* _Exercise description_
Print every line of the listing exactly, please.

* _Supplied data_
+ + + + +

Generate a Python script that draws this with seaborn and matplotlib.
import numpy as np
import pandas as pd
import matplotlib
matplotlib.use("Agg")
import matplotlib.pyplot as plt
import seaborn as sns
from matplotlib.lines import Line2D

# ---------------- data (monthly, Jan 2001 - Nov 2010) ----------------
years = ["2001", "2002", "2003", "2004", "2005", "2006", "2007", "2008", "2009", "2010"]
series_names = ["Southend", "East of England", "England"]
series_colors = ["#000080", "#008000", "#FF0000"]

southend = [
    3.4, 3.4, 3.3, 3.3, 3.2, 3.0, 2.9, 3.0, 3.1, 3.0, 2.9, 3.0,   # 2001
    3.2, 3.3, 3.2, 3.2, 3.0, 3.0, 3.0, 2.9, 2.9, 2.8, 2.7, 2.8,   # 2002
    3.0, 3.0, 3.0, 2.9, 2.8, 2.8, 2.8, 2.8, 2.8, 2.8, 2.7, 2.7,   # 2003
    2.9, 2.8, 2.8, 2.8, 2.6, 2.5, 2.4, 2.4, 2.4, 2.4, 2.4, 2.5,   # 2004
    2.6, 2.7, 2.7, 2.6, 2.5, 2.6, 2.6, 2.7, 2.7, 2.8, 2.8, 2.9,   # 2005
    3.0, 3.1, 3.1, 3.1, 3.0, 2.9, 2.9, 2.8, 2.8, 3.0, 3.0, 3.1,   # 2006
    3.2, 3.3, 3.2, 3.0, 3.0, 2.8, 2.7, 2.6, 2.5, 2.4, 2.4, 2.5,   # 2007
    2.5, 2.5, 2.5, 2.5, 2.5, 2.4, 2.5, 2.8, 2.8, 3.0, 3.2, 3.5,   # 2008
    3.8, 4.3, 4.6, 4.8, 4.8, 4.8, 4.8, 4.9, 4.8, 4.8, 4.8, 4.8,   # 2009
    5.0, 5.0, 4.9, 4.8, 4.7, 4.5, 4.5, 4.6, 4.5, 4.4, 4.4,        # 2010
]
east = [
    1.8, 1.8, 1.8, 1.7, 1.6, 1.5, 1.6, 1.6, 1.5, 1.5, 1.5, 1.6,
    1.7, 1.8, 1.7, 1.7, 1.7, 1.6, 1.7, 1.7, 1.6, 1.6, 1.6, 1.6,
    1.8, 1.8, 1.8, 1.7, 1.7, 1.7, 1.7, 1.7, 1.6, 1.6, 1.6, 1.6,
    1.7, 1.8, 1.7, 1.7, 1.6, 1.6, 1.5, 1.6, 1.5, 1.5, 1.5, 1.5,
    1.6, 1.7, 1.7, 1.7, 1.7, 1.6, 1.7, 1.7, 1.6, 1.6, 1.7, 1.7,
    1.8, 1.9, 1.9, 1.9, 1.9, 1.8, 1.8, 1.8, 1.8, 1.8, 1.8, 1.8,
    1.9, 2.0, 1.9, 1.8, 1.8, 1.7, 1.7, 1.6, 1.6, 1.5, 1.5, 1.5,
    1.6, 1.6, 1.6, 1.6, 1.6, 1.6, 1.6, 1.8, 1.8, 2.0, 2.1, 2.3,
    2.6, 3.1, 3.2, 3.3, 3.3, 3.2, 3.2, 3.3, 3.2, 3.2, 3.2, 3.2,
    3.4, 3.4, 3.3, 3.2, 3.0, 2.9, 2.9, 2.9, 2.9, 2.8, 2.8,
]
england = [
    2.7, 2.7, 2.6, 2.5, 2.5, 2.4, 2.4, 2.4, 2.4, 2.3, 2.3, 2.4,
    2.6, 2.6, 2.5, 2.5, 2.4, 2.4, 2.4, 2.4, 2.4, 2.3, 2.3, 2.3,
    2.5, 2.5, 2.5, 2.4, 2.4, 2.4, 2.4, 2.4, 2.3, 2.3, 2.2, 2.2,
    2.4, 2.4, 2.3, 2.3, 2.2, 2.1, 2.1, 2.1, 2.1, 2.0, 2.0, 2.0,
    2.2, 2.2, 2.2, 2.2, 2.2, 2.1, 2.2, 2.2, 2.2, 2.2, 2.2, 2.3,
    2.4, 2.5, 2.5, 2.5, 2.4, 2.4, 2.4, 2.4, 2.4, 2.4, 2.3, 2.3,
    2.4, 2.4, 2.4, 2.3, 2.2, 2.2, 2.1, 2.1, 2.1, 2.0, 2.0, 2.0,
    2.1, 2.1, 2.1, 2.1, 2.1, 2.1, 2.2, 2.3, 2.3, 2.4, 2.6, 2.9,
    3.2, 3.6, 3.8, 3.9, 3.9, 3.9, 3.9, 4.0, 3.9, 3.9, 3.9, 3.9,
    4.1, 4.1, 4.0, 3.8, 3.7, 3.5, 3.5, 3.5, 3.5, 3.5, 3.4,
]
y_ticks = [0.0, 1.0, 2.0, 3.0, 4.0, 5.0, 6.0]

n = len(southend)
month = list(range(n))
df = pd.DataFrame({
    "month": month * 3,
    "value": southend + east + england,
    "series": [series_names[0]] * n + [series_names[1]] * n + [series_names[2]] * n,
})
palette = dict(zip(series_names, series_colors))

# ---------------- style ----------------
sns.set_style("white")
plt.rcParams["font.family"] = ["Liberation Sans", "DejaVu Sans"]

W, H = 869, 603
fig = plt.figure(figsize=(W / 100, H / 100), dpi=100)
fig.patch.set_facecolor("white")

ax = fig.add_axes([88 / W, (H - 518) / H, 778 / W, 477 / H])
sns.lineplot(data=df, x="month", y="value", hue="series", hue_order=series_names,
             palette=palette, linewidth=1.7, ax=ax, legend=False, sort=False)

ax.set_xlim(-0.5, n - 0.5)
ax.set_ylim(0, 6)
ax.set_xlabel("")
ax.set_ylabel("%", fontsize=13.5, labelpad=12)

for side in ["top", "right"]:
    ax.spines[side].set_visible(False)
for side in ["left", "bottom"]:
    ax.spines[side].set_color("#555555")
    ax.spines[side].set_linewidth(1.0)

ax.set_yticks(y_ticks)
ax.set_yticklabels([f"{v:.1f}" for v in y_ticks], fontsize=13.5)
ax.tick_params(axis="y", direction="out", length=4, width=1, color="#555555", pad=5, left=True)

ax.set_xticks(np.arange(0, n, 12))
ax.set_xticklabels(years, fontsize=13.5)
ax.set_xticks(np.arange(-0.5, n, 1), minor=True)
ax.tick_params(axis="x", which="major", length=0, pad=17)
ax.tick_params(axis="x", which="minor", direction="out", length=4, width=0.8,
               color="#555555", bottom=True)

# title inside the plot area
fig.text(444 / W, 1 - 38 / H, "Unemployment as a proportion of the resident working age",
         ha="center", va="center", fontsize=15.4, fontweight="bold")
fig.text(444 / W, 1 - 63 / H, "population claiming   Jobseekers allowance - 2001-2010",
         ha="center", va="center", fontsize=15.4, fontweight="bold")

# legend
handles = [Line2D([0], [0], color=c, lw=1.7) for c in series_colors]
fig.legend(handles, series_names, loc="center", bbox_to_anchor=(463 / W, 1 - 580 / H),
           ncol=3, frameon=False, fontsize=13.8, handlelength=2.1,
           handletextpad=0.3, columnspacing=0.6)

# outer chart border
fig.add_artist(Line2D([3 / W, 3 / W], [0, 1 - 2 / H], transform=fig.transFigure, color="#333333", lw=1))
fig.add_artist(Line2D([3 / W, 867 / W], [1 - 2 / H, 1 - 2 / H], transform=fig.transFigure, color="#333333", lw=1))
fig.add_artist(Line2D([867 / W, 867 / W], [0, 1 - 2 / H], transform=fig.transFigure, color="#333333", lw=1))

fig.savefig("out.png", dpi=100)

+ + + + +

* _Full response_
Generate a Python script that draws this with seaborn and matplotlib.
import numpy as np
import pandas as pd
import matplotlib
matplotlib.use("Agg")
import matplotlib.pyplot as plt
import seaborn as sns
from matplotlib.lines import Line2D

# ---------------- data (monthly, Jan 2001 - Nov 2010) ----------------
years = ["2001", "2002", "2003", "2004", "2005", "2006", "2007", "2008", "2009", "2010"]
series_names = ["Southend", "East of England", "England"]
series_colors = ["#000080", "#008000", "#FF0000"]

southend = [
    3.4, 3.4, 3.3, 3.3, 3.2, 3.0, 2.9, 3.0, 3.1, 3.0, 2.9, 3.0,   # 2001
    3.2, 3.3, 3.2, 3.2, 3.0, 3.0, 3.0, 2.9, 2.9, 2.8, 2.7, 2.8,   # 2002
    3.0, 3.0, 3.0, 2.9, 2.8, 2.8, 2.8, 2.8, 2.8, 2.8, 2.7, 2.7,   # 2003
    2.9, 2.8, 2.8, 2.8, 2.6, 2.5, 2.4, 2.4, 2.4, 2.4, 2.4, 2.5,   # 2004
    2.6, 2.7, 2.7, 2.6, 2.5, 2.6, 2.6, 2.7, 2.7, 2.8, 2.8, 2.9,   # 2005
    3.0, 3.1, 3.1, 3.1, 3.0, 2.9, 2.9, 2.8, 2.8, 3.0, 3.0, 3.1,   # 2006
    3.2, 3.3, 3.2, 3.0, 3.0, 2.8, 2.7, 2.6, 2.5, 2.4, 2.4, 2.5,   # 2007
    2.5, 2.5, 2.5, 2.5, 2.5, 2.4, 2.5, 2.8, 2.8, 3.0, 3.2, 3.5,   # 2008
    3.8, 4.3, 4.6, 4.8, 4.8, 4.8, 4.8, 4.9, 4.8, 4.8, 4.8, 4.8,   # 2009
    5.0, 5.0, 4.9, 4.8, 4.7, 4.5, 4.5, 4.6, 4.5, 4.4, 4.4,        # 2010
]
east = [
    1.8, 1.8, 1.8, 1.7, 1.6, 1.5, 1.6, 1.6, 1.5, 1.5, 1.5, 1.6,
    1.7, 1.8, 1.7, 1.7, 1.7, 1.6, 1.7, 1.7, 1.6, 1.6, 1.6, 1.6,
    1.8, 1.8, 1.8, 1.7, 1.7, 1.7, 1.7, 1.7, 1.6, 1.6, 1.6, 1.6,
    1.7, 1.8, 1.7, 1.7, 1.6, 1.6, 1.5, 1.6, 1.5, 1.5, 1.5, 1.5,
    1.6, 1.7, 1.7, 1.7, 1.7, 1.6, 1.7, 1.7, 1.6, 1.6, 1.7, 1.7,
    1.8, 1.9, 1.9, 1.9, 1.9, 1.8, 1.8, 1.8, 1.8, 1.8, 1.8, 1.8,
    1.9, 2.0, 1.9, 1.8, 1.8, 1.7, 1.7, 1.6, 1.6, 1.5, 1.5, 1.5,
    1.6, 1.6, 1.6, 1.6, 1.6, 1.6, 1.6, 1.8, 1.8, 2.0, 2.1, 2.3,
    2.6, 3.1, 3.2, 3.3, 3.3, 3.2, 3.2, 3.3, 3.2, 3.2, 3.2, 3.2,
    3.4, 3.4, 3.3, 3.2, 3.0, 2.9, 2.9, 2.9, 2.9, 2.8, 2.8,
]
england = [
    2.7, 2.7, 2.6, 2.5, 2.5, 2.4, 2.4, 2.4, 2.4, 2.3, 2.3, 2.4,
    2.6, 2.6, 2.5, 2.5, 2.4, 2.4, 2.4, 2.4, 2.4, 2.3, 2.3, 2.3,
    2.5, 2.5, 2.5, 2.4, 2.4, 2.4, 2.4, 2.4, 2.3, 2.3, 2.2, 2.2,
    2.4, 2.4, 2.3, 2.3, 2.2, 2.1, 2.1, 2.1, 2.1, 2.0, 2.0, 2.0,
    2.2, 2.2, 2.2, 2.2, 2.2, 2.1, 2.2, 2.2, 2.2, 2.2, 2.2, 2.3,
    2.4, 2.5, 2.5, 2.5, 2.4, 2.4, 2.4, 2.4, 2.4, 2.4, 2.3, 2.3,
    2.4, 2.4, 2.4, 2.3, 2.2, 2.2, 2.1, 2.1, 2.1, 2.0, 2.0, 2.0,
    2.1, 2.1, 2.1, 2.1, 2.1, 2.1, 2.2, 2.3, 2.3, 2.4, 2.6, 2.9,
    3.2, 3.6, 3.8, 3.9, 3.9, 3.9, 3.9, 4.0, 3.9, 3.9, 3.9, 3.9,
    4.1, 4.1, 4.0, 3.8, 3.7, 3.5, 3.5, 3.5, 3.5, 3.5, 3.4,
]
y_ticks = [0.0, 1.0, 2.0, 3.0, 4.0, 5.0, 6.0]

n = len(southend)
month = list(range(n))
df = pd.DataFrame({
    "month": month * 3,
    "value": southend + east + england,
    "series": [series_names[0]] * n + [series_names[1]] * n + [series_names[2]] * n,
})
palette = dict(zip(series_names, series_colors))

# ---------------- style ----------------
sns.set_style("white")
plt.rcParams["font.family"] = ["Liberation Sans", "DejaVu Sans"]

W, H = 869, 603
fig = plt.figure(figsize=(W / 100, H / 100), dpi=100)
fig.patch.set_facecolor("white")

ax = fig.add_axes([88 / W, (H - 518) / H, 778 / W, 477 / H])
sns.lineplot(data=df, x="month", y="value", hue="series", hue_order=series_names,
             palette=palette, linewidth=1.7, ax=ax, legend=False, sort=False)

ax.set_xlim(-0.5, n - 0.5)
ax.set_ylim(0, 6)
ax.set_xlabel("")
ax.set_ylabel("%", fontsize=13.5, labelpad=12)

for side in ["top", "right"]:
    ax.spines[side].set_visible(False)
for side in ["left", "bottom"]:
    ax.spines[side].set_color("#555555")
    ax.spines[side].set_linewidth(1.0)

ax.set_yticks(y_ticks)
ax.set_yticklabels([f"{v:.1f}" for v in y_ticks], fontsize=13.5)
ax.tick_params(axis="y", direction="out", length=4, width=1, color="#555555", pad=5, left=True)

ax.set_xticks(np.arange(0, n, 12))
ax.set_xticklabels(years, fontsize=13.5)
ax.set_xticks(np.arange(-0.5, n, 1), minor=True)
ax.tick_params(axis="x", which="major", length=0, pad=17)
ax.tick_params(axis="x", which="minor", direction="out", length=4, width=0.8,
               color="#555555", bottom=True)

# title inside the plot area
fig.text(444 / W, 1 - 38 / H, "Unemployment as a proportion of the resident working age",
         ha="center", va="center", fontsize=15.4, fontweight="bold")
fig.text(444 / W, 1 - 63 / H, "population claiming   Jobseekers allowance - 2001-2010",
         ha="center", va="center", fontsize=15.4, fontweight="bold")

# legend
handles = [Line2D([0], [0], color=c, lw=1.7) for c in series_colors]
fig.legend(handles, series_names, loc="center", bbox_to_anchor=(463 / W, 1 - 580 / H),
           ncol=3, frameon=False, fontsize=13.8, handlelength=2.1,
           handletextpad=0.3, columnspacing=0.6)

# outer chart border
fig.add_artist(Line2D([3 / W, 3 / W], [0, 1 - 2 / H], transform=fig.transFigure, color="#333333", lw=1))
fig.add_artist(Line2D([3 / W, 867 / W], [1 - 2 / H, 1 - 2 / H], transform=fig.transFigure, color="#333333", lw=1))
fig.add_artist(Line2D([867 / W, 867 / W], [0, 1 - 2 / H], transform=fig.transFigure, color="#333333", lw=1))

fig.savefig("out.png", dpi=100)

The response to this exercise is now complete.